I don’t have a formula for any of this. The wrestling in my heart is just that. My heart is full of stuff that God is working out. I’d say that I am looking for a balance but I’m not so sure that God called us to balance love for others with love for self. My mission field doesn’t only have to be those directly around me.
That is my first mission field…the no-brainer. I whole-heartedly mother, lead Bible (and Christian book) studies, invest in my marriage, teach adult Sunday School in my church, host a weekly playgroup for moms, and assist my husband in his role of music ministry. All of that is an important part of who God has called me to be. Very little of it took much soul-searching. It’s all very clear and evident that my roles should look something like that. All of it stretches me, some of it takes self-sacrifice (specifically motherhood, amen?), and it all feels very meaningful and fulfilling. Yet it all revolves around my life. Don’t get me wrong. It all points to Jesus, but if I’m honest…it all benefits the parts of my life that are comfortable and natural. In the depths of my heart, I know the Kingdom of God calls me to think outside the bubble of self.

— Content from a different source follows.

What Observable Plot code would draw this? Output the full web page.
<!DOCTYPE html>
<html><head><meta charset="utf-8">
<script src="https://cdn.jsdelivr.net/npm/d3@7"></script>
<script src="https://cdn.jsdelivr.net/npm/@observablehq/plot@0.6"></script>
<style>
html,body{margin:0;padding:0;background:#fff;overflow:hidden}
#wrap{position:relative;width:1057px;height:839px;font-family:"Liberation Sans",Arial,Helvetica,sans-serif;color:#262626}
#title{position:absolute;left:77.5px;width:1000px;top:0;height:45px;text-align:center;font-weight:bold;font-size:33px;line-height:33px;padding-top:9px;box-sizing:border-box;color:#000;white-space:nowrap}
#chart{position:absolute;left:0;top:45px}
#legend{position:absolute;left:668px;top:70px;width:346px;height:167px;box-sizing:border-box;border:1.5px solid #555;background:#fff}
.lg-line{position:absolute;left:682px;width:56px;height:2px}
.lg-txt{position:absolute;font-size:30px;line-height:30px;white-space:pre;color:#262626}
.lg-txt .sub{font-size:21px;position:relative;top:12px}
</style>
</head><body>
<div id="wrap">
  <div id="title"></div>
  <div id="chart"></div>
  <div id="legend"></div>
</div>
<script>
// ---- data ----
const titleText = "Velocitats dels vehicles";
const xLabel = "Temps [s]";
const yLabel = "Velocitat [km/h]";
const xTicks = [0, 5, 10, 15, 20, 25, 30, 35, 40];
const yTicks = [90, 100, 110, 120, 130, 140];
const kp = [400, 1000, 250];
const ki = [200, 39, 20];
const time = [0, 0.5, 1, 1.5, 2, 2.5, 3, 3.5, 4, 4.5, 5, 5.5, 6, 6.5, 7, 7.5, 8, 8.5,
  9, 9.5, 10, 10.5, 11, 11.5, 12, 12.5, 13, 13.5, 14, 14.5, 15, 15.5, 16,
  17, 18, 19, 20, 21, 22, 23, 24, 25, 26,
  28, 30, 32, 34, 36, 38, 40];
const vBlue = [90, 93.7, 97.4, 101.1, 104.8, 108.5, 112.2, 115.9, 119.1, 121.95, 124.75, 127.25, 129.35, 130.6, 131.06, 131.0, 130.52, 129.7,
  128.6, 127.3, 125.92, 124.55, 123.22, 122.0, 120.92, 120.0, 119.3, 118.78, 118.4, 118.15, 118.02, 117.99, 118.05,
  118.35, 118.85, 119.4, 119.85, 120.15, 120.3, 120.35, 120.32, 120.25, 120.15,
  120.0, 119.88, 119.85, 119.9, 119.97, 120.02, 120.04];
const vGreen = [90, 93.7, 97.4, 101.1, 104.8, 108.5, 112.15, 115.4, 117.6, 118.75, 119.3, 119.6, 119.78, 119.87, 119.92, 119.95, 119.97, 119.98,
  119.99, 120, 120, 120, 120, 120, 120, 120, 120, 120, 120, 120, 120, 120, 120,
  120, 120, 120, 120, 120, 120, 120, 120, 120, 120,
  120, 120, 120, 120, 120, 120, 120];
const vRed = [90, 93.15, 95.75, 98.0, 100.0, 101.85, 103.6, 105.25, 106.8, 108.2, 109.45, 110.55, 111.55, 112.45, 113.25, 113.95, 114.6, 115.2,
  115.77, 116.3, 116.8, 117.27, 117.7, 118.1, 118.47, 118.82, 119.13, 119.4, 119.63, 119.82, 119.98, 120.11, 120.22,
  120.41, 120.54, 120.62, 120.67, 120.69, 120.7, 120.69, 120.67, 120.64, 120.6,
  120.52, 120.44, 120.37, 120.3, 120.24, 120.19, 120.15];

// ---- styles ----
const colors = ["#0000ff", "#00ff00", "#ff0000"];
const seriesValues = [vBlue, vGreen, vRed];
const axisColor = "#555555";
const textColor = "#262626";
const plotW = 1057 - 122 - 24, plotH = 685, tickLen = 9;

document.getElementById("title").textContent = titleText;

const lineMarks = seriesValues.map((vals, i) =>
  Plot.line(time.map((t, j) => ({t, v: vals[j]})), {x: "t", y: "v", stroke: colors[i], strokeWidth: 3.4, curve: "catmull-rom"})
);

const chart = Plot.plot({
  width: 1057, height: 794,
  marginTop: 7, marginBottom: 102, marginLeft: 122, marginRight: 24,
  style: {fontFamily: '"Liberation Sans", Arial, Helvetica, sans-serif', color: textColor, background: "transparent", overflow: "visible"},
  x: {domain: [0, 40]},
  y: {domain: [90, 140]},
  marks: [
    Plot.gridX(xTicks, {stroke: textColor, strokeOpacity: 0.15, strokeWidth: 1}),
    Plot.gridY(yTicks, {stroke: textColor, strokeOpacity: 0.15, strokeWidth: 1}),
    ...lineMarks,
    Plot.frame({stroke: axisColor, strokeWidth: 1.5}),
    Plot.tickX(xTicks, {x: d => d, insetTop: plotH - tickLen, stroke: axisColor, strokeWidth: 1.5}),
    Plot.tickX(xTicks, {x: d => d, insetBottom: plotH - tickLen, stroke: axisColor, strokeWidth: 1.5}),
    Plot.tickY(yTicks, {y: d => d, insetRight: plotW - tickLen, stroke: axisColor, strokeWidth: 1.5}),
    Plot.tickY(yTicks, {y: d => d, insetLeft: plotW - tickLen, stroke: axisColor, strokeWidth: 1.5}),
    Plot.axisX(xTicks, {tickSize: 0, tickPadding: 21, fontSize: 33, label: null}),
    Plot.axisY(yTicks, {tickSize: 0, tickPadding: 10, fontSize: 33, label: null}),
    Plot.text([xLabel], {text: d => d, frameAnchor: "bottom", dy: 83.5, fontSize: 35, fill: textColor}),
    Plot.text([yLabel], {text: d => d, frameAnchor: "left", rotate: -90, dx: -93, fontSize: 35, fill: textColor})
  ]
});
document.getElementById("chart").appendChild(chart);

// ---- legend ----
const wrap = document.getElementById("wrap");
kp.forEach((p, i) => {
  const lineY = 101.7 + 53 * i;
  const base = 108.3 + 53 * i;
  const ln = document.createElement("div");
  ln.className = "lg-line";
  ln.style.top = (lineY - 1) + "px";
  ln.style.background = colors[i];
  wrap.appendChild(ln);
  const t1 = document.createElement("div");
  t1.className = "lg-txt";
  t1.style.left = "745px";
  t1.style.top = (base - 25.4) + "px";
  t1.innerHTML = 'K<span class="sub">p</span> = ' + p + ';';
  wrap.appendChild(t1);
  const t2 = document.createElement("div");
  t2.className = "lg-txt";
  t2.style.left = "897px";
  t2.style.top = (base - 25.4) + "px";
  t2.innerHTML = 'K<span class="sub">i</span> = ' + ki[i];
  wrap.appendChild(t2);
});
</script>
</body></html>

At some point last year, I realized I was living in a neighborhood full of people whom I wasn’t investing in, right outside my own doors. I was closing my door and disappearing into my own world. At some point, I woke up. God placed me in my neighborhood, but again my focus had been inward. My mind was wrapped around the life inside my own house. My time was a slave to my own tasks. What if I began living missionally? God was using that first experience in Haiti to change my heart right in my own backyard. This change is a process, but I officially know the names of all of the neighbors. I’ve worked alongside one of them to plant flowers, I’ve worked with another to organize a neighborhood garage sale, and the produce from my garden has served as an icebreaker to more meaningful discussions. That’s right. As I give yellow squash and cucumbers away, God is building authentic friendships with the neighbors that He placed around me.
There are other changes happening in our household and in our hearts. I’ll tell you more about those one day. For today, I write this for you and not for me. Maybe you are in that in-between space too, sweet friend? Perhaps your eyes are opening to everything happening around you and the call to take up our cross and follow Him. If you can relate, know that you aren’t alone and most importantly, friend? Hear me when I say that this is a good thing.
In the middle ground of caring for orphans and throwing our own children elaborate birthday parties, God is working out the details in our hearts. There is this unraveling of Biblical knowledge, real life experience, and love for others that happens when we seek the heart of God. He can break the chains of self-centeredness and lukewarm Christianity. We can become people who listen to His voice and obey His commands–disciples of His truth, wherever and however He leads.
If it is happening in your heart, rest assured that it is happening in my heart, as well. The uneasiness can be used for His glory. Embrace the tension. The good stuff is coming. Change. Can you feel it? I’m so glad we are in this together.
From my changing heart to yours,
~Courtney
Great story- I love how you say that God used your mission trip to Haiti to remind you to live mission-minded right here in your own neighborhood. I’ve written about that in my blog as well! Blessings -good to connect- thanks for finding me on Twitter- Cornelia Seigneur
Thank you, Cornelia! I’m so glad that we have been able to connect. Yes, God has used Haiti to transform my heart for sure!